Art school in Aarhus, Denmark

Aarhus Art Academy (Århus Kunstakademi) is an art school in Aarhus, Denmark. The school resides in a listed building on Vestergade 29 in the old medieval inner city, comprised by the neighborhood of Indre By. The building was listed on the Danish registry of protected buildings and places by the Danish Heritage Agency on 3 December 1924. The school offers a 4-year arts programme and a number of courses in sculpting, painting, design, ceramics, photo and webdesign.

== Academy ==
The academy offers a 4-year education in the arts focused on elective subjects such as sculpting, painting or design. Courses in various subjects without official state recognized accreditation are offered for part-time students on a hobby basis and this is the majority of the student body.
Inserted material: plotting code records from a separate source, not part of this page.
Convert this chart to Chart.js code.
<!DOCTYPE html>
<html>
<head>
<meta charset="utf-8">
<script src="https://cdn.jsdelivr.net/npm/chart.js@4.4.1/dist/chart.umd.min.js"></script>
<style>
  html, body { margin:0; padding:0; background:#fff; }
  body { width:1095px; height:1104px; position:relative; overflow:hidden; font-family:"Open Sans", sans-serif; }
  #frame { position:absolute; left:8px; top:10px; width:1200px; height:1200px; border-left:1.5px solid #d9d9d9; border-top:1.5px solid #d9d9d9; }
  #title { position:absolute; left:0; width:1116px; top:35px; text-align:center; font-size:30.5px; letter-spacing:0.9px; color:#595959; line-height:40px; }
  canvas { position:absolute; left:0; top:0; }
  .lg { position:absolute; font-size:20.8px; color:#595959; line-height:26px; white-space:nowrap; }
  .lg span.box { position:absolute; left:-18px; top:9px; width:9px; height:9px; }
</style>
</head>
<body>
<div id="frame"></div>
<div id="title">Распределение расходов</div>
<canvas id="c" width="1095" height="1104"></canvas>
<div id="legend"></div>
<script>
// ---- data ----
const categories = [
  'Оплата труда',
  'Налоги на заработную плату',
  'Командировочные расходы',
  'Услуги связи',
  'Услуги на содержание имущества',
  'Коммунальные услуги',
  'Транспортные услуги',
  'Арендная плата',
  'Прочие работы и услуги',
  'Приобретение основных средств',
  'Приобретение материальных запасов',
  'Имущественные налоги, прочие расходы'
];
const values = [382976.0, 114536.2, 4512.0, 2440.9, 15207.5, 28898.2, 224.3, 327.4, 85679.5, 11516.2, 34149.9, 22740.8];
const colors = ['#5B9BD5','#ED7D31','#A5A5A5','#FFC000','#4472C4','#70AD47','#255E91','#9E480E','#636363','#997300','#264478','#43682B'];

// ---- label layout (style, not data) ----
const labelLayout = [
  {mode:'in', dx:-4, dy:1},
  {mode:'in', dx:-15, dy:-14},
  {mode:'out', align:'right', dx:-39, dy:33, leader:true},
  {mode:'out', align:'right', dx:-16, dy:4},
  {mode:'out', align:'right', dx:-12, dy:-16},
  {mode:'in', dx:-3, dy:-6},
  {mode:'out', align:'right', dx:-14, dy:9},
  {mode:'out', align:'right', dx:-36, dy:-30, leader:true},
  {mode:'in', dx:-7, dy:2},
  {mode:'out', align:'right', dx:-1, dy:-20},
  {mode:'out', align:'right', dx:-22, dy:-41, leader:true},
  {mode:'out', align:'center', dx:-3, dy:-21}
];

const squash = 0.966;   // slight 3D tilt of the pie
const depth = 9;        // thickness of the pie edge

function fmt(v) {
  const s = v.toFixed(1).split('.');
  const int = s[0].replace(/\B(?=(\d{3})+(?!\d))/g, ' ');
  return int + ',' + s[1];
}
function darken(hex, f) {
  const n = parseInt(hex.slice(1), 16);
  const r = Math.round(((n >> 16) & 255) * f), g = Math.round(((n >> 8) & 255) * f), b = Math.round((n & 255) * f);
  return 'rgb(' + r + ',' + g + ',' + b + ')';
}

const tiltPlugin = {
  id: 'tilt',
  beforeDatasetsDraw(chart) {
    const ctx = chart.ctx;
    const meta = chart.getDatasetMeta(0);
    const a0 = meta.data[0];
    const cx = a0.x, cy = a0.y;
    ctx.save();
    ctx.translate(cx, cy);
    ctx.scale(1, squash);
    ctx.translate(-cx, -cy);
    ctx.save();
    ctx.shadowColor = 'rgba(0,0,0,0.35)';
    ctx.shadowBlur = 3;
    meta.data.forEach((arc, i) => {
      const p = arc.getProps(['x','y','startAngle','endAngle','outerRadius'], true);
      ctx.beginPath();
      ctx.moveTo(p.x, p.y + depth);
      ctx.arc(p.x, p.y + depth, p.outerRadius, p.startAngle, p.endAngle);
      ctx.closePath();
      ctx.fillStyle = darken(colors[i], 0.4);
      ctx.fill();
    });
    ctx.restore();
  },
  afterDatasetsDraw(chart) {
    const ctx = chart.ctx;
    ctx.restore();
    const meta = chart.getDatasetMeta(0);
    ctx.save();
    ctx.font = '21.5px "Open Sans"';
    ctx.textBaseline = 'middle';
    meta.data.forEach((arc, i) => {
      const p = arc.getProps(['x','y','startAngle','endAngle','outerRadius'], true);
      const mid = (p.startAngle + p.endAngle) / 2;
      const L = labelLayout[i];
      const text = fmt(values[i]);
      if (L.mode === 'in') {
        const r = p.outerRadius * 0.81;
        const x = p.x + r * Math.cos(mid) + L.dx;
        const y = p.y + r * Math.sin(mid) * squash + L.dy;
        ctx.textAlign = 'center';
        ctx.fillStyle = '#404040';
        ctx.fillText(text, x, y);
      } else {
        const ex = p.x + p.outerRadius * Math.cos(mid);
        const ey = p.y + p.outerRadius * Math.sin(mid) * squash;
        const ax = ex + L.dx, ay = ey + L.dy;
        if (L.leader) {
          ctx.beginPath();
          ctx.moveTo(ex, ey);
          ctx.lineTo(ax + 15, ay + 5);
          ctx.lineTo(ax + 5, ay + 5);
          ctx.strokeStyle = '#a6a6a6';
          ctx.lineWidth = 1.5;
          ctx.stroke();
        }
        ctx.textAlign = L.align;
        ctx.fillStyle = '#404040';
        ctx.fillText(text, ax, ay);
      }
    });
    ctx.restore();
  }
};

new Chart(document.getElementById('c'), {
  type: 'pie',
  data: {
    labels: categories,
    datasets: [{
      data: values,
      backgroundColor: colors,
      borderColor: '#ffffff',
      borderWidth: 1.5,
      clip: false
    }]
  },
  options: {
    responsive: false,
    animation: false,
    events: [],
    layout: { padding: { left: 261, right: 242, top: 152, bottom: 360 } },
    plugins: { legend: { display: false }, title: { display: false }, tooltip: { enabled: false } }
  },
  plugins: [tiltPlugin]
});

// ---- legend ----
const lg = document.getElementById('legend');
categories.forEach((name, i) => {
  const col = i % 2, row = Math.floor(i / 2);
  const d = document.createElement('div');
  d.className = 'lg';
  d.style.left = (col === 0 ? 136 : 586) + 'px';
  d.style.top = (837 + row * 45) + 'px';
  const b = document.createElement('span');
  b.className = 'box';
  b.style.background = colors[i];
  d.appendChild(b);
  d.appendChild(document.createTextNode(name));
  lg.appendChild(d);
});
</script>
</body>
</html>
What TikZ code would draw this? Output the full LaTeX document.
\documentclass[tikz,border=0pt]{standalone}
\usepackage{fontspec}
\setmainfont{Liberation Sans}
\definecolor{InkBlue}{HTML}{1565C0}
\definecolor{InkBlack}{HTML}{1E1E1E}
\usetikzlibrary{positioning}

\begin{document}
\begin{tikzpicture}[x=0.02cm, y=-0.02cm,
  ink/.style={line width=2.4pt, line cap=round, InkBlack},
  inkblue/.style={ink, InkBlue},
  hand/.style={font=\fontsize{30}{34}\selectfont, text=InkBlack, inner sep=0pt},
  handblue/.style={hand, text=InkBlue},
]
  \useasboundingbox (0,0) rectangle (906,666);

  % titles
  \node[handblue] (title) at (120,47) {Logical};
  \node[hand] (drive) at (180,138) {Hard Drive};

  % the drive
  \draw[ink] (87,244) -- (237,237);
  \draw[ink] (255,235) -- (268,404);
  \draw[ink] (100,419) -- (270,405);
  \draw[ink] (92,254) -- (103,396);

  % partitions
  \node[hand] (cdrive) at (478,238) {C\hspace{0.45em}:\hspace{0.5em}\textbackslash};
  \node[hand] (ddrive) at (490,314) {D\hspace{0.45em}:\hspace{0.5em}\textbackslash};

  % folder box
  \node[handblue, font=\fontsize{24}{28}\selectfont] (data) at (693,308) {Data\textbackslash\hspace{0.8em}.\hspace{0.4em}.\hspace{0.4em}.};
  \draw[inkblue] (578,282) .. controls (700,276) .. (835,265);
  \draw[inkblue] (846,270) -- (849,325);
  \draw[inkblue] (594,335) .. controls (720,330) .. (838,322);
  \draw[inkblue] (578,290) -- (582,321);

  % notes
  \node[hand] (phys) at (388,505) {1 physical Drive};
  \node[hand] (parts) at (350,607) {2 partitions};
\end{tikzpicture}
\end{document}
The academy is a part of the Danish FORA network of educational organisations and institutions.

== The buildings ==
The academy building is a listed and protected structure; it was listed on 3 December 1924 as the first building to be registered in Aarhus. The main building at Vestergade no. 29 was constructed in 1881 in Historicst style, but was renovated in 1990. It remains largely original in appearance with the same white walls and grey base. The design is characterized by the middle section marked by flat whitewashed lesenes. The building material is brick covered in white plaster and it has a hip roof covered in winged brick. An attached courtyard and timber-framed wing facing the street of Grønnegade, was constructed earlier in the middle of the 1700s, and it was included in the listing in 1972.

The building used to house a tobacco factory in the late 19th century and the building complex is an example of one of the early small factories, constructed during the rapid industrialisation of the 19th and early 20th centuries.